Closed hkzhang-git closed 1 year ago
Hi @hkzhang91 ,
Many thanks for your attention. Sorry for the late response because I am very busy for the past several days.
For the speed, I benchmark the two models in an A100 and also do notice that CAFormer-S18
is slower than ConvNeXt
in an A100.
Model | Train TP (cf) | Infer. TP (cf) | Train TP (cl) | Infer. TP (cl) |
---|---|---|---|---|
ConvNeXt-T | 575 | 1903 | 495 | 2413 |
CAFormer-S18 | 349 | 1511 | 361 | 1602 |
PS: TP
means throughput, cf
means channels first memory layout and cl
denotes channels last.
I guess the reason is the implementation. The implementation in this repo is for elegance to build different models. Some implementation is not efficient like StarReLU
which is not optimized in CUDA. Timm implements some models like CoAtNet and MaxViT that are similar to CAFormer. Maybe you can also learn some efficient implements from it.

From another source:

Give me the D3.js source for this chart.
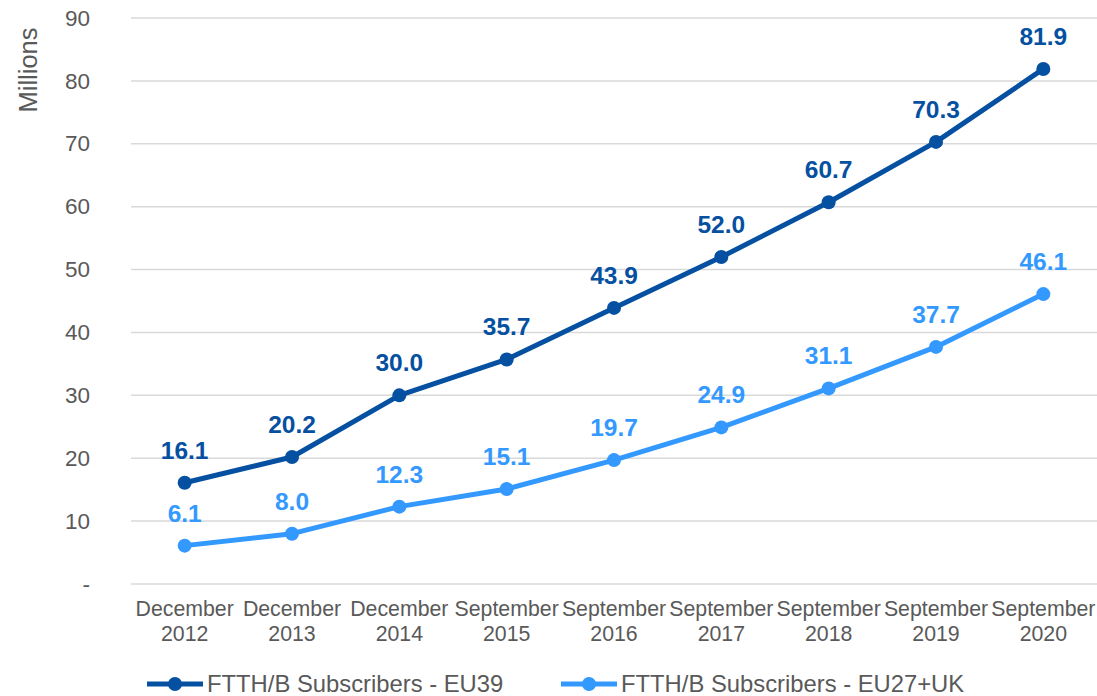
<!DOCTYPE html>
<html>
<head>
<meta charset="utf-8">
<script src="https://cdn.jsdelivr.net/npm/d3@7"></script>
<style>
  body { margin: 0; background: #fff; }
  svg { font-family: "Liberation Sans", Arial, sans-serif; }
  .grid line { stroke: #d9d9d9; stroke-width: 1.5; }
  .tick text { fill: #595959; }
</style>
</head>
<body>
<svg width="1097" height="696"></svg>
<script>
let width = 1097,
    height = 696,
    margin = ({ top: 18, right: 0, bottom: 112, left: 131 });

// data
const periods = [["December", "2012"], ["December", "2013"], ["December", "2014"],
  ["September", "2015"], ["September", "2016"], ["September", "2017"],
  ["September", "2018"], ["September", "2019"], ["September", "2020"]];
const eu39 = [16.1, 20.2, 30.0, 35.7, 43.9, 52.0, 60.7, 70.3, 81.9];
const eu27uk = [6.1, 8.0, 12.3, 15.1, 19.7, 24.9, 31.1, 37.7, 46.1];
const yTicks = [0, 10, 20, 30, 40, 50, 60, 70, 80, 90];
const seriesNames = ["FTTH/B Subscribers - EU39", "FTTH/B Subscribers - EU27+UK"];
const colors = ["#0550a0", "#3399ff"];

const svg = d3.select("svg");

const xScale = d3.scaleBand()
  .domain(periods.map((d, i) => i))
  .range([margin.left, width - margin.right]);

const yScale = d3.scaleLinear()
  .domain([0, 90])
  .range([height - margin.bottom, margin.top]);

// gridlines
svg.append("g")
  .attr("class", "grid")
  .selectAll("line")
  .data(yTicks)
  .join("line")
  .attr("x1", margin.left)
  .attr("x2", width - margin.right)
  .attr("y1", d => yScale(d))
  .attr("y2", d => yScale(d));

// y axis
const yAxis = d3.axisLeft(yScale)
  .tickValues(yTicks)
  .tickSize(0)
  .tickPadding(0)
  .tickFormat(d => d === 0 ? "-" : d);

svg.append("g")
  .attr("transform", "translate(90,0)")
  .call(yAxis)
  .call(g => g.select(".domain").remove())
  .selectAll("text")
  .attr("font-size", 22.5)
  .attr("font-family", "Liberation Sans, Arial, sans-serif");

svg.append("text")
  .attr("transform", "translate(37,70) rotate(-90)")
  .attr("text-anchor", "middle")
  .attr("font-size", 25.5)
  .attr("fill", "#595959")
  .text("Millions");

// x labels
const xl = svg.append("g")
  .selectAll("text")
  .data(periods)
  .join("text")
  .attr("text-anchor", "middle")
  .attr("font-size", 21.3)
  .attr("fill", "#595959")
  .attr("x", (d, i) => xScale(i) + xScale.bandwidth() / 2);
xl.append("tspan").attr("x", (d, i) => xScale(i) + xScale.bandwidth() / 2).attr("y", 616).text(d => d[0]);
xl.append("tspan").attr("x", (d, i) => xScale(i) + xScale.bandwidth() / 2).attr("y", 641).text(d => d[1]);

const cx = i => xScale(i) + xScale.bandwidth() / 2;
const line = d3.line().x((d, i) => cx(i)).y(d => yScale(d));

[eu39, eu27uk].forEach((vals, s) => {
  const g = svg.append("g");
  g.append("path")
    .datum(vals)
    .attr("d", line)
    .attr("fill", "none")
    .attr("stroke", colors[s])
    .attr("stroke-width", 5)
    .attr("stroke-linejoin", "round");
  g.selectAll("circle")
    .data(vals)
    .join("circle")
    .attr("cx", (d, i) => cx(i))
    .attr("cy", d => yScale(d))
    .attr("r", 7)
    .attr("fill", colors[s]);
  g.selectAll("text")
    .data(vals)
    .join("text")
    .attr("x", (d, i) => cx(i))
    .attr("y", d => yScale(d) - 24)
    .attr("text-anchor", "middle")
    .attr("font-size", 24.5)
    .attr("font-weight", "bold")
    .attr("fill", colors[s])
    .text(d => d.toFixed(1));
});

// legend
const legendX = [147, 561];
seriesNames.forEach((name, s) => {
  const lg = svg.append("g").attr("transform", `translate(${legendX[s]},684)`);
  lg.append("line")
    .attr("x1", 0).attr("x2", 56)
    .attr("stroke", colors[s]).attr("stroke-width", 5);
  lg.append("circle").attr("cx", 28).attr("r", 7).attr("fill", colors[s]);
  lg.append("text")
    .attr("x", 60).attr("y", 8)
    .attr("font-size", 23.8)
    .attr("fill", "#595959")
    .text(name);
});
</script>
</body>
</html>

For position embeddings in CAformers, I used to add position embeddings before stage 3 but cannot see improvement. The reason is that the first two stages have token mixers of convolution, making each patch "knows" which patches are near it.
Thanks for your reply.
Hi, authors, this is an impressive work.
I have conducted experiments to train caformer-s18 using both the training code provided in ConvNext and the office training code provided in your repository. Surprisingly, training with the ConvNext code only took about 50 hours, while training with the code provided in your repository required approximately 150 hours. I'm curious to know what caused such a significant difference.
For my experiments, I used 8 RTX3090 GPUs, each with 24GB of memory.
Furthermore, I noticed that Caformers no longer include position embeddings. I'm wondering if this change could potentially harm the model's performance.